■ SET TASK ■
Write out the opening lines of the data word for word, up to and including the line with "periods += ['Q%d", and leave every picture and every later line out.

■ DATA LINES ■
- - -
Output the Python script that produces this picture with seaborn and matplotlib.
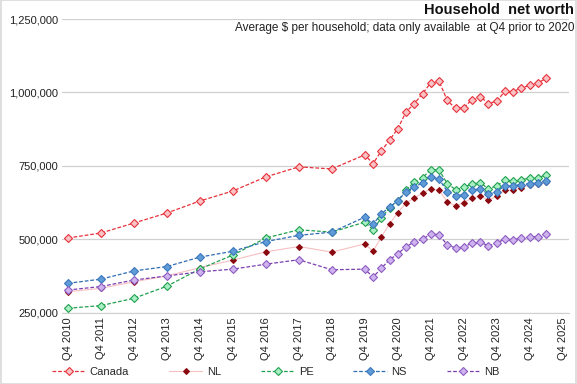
import numpy as np
import pandas as pd
import seaborn as sns
import matplotlib.pyplot as plt
from matplotlib.lines import Line2D
from matplotlib.patches import Rectangle
from matplotlib.ticker import FuncFormatter


# periods: annual Q4 up to 2019, then quarterly
periods = ['Q4 %d' % y for y in range(2010, 2020)]
periods += ['Q%d %d' % (q, y) for y in range(2020, 2026) for q in range(1, 5)][:22]

canada = [505000, 522000, 556000, 590000, 631000, 665000, 713000, 747000, 740000, 788000,
          758000, 801000, 838000, 877000,
          934000, 962000, 996000, 1033000,
          1039000, 973000, 946000, 948000,
          976000, 986000, 962000, 971000,
          1004000, 1003000, 1016000, 1024000,
          1033000, 1048000]
nl = [322000, 334000, 356000, 376000, 404000, 430000, 458000, 476000, 457000, 485000,
      460000, 508000, 553000, 591000,
      624000, 641000, 658000, 672000,
      668000, 628000, 615000, 625000,
      641000, 648000, 633000, 648000,
      667000, 667000, 676000, 686000,
      690000, 697000]
pe = [266000, 275000, 300000, 341000, 400000, 447000, 505000, 533000, 525000, 559000,
      533000, 573000, 607000, 632000,
      667000, 696000, 710000, 738000,
      737000, 690000, 670000, 677000,
      690000, 693000, 672000, 683000,
      701000, 698000, 704000, 708000,
      710000, 720000]
ns = [351000, 365000, 393000, 408000, 440000, 460000, 493000, 514000, 525000, 576000,
      552000, 587000, 610000, 632000,
      662000, 679000, 692000, 713000,
      706000, 663000, 649000, 652000,
      668000, 672000, 654000, 663000,
      683000, 683000, 687000, 690000,
      692000, 699000]
nb = [328000, 340000, 362000, 376000, 390000, 399000, 416000, 431000, 397000, 399000,
      372000, 402000, 431000, 451000,
      476000, 491000, 501000, 519000,
      516000, 482000, 471000, 474000,
      488000, 491000, 478000, 488000,
      502000, 499000, 505000, 508000,
      510000, 519000]

tick_years = list(range(2010, 2026))


def period_to_x(p):
    q, y = p.split()
    return int(y) + (int(q[1]) - 1) / 4


x = [period_to_x(p) for p in periods]
df = pd.DataFrame({'x': x, 'Canada': canada, 'NL': nl, 'PE': pe, 'NS': ns, 'NB': nb})

# name: (line colour, linestyle, linewidth, marker face, marker edge, marker size)
styles = {
    'Canada': ('#E8313A', (0, (3, 1.5)), 0.9, '#F9C2C4', '#E8313A', 4),
    'NL': ('#F7BFC2', '-', 0.8, '#8B0A10', '#8B0A10', 3),
    'PE': ('#22A050', (0, (3, 1.5)), 0.9, '#A8F0C4', '#22A050', 4),
    'NS': ('#2E6DB4', (0, (3, 1.5)), 0.9, '#5F9BD6', '#3D78BE', 4),
    'NB': ('#7B3FB0', (0, (3, 1.5)), 0.9, '#CDB4EE', '#8F5CC2', 4),
}

sns.set_style('white')
plt.rcParams['font.family'] = ['Liberation Sans', 'DejaVu Sans']

fig = plt.figure(figsize=(5.77, 3.84), dpi=100)
ax = fig.add_axes([0.1075, 0.185, 0.878, 0.7655])

handles = []
for name, (lc, ls, lw, mf, me, ms) in styles.items():
    sns.lineplot(data=df, x='x', y=name, ax=ax, color=lc, linestyle=ls, linewidth=lw,
                 marker='D', markersize=ms, markerfacecolor=mf, markeredgecolor=me,
                 markeredgewidth=0.8, zorder=3)
    handles.append(Line2D([0, 1], [0, 0], color=lc, linestyle=ls, linewidth=lw,
                          marker='D', markersize=ms, markerfacecolor=mf,
                          markeredgecolor=me, markeredgewidth=0.8, label=name))

ax.set_xlim(2010.57, 2025.93)
ax.set_ylim(250000, 1250000)
ax.set_yticks([250000, 500000, 750000, 1000000, 1250000])
ax.yaxis.set_major_formatter(FuncFormatter(lambda v, p: '{:,.0f}'.format(v)))
ax.set_xticks([y + 0.75 for y in tick_years])
ax.set_xticklabels(['Q4 %d' % y for y in tick_years], rotation=90)
ax.tick_params(axis='both', labelsize=8, length=0, pad=3, colors='#222222')
ax.set_xlabel('')
ax.set_ylabel('')
ax.grid(axis='y', color='#D0D0D0', linewidth=0.9)
for s in ['top', 'right', 'left']:
    ax.spines[s].set_visible(False)
ax.spines['bottom'].set_color('#D0D0D0')

fig.text(0.995, 0.975, 'Household  net worth', ha='right', va='center',
         fontsize=10.5, fontweight='bold', color='#111111')
fig.text(0.995, 0.927, 'Average $ per household; data only available  at Q4 prior to 2020',
         ha='right', va='center', fontsize=8.5, color='#222222')

fig.legend(handles=handles, loc='center', bbox_to_anchor=(0.478, 0.032), ncol=5,
           frameon=False, fontsize=8, handlelength=3.0, columnspacing=3.6, handletextpad=0.4)

fig.patches.append(Rectangle((0.001, 0.001), 0.998, 0.998, transform=fig.transFigure,
                             fill=False, edgecolor='#D9D9D9', linewidth=1.2))

fig.savefig('out.png', dpi=100)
- - -
■ RESULT FOR THIS EXERCISE ■
Output the Python script that produces this picture with seaborn and matplotlib.
import numpy as np
import pandas as pd
import seaborn as sns
import matplotlib.pyplot as plt
from matplotlib.lines import Line2D
from matplotlib.patches import Rectangle
from matplotlib.ticker import FuncFormatter


# periods: annual Q4 up to 2019, then quarterly
periods = ['Q4 %d' % y for y in range(2010, 2020)]
periods += ['Q%d %d' % (q, y) for y in range(2020, 2026) for q in range(1, 5)][:22]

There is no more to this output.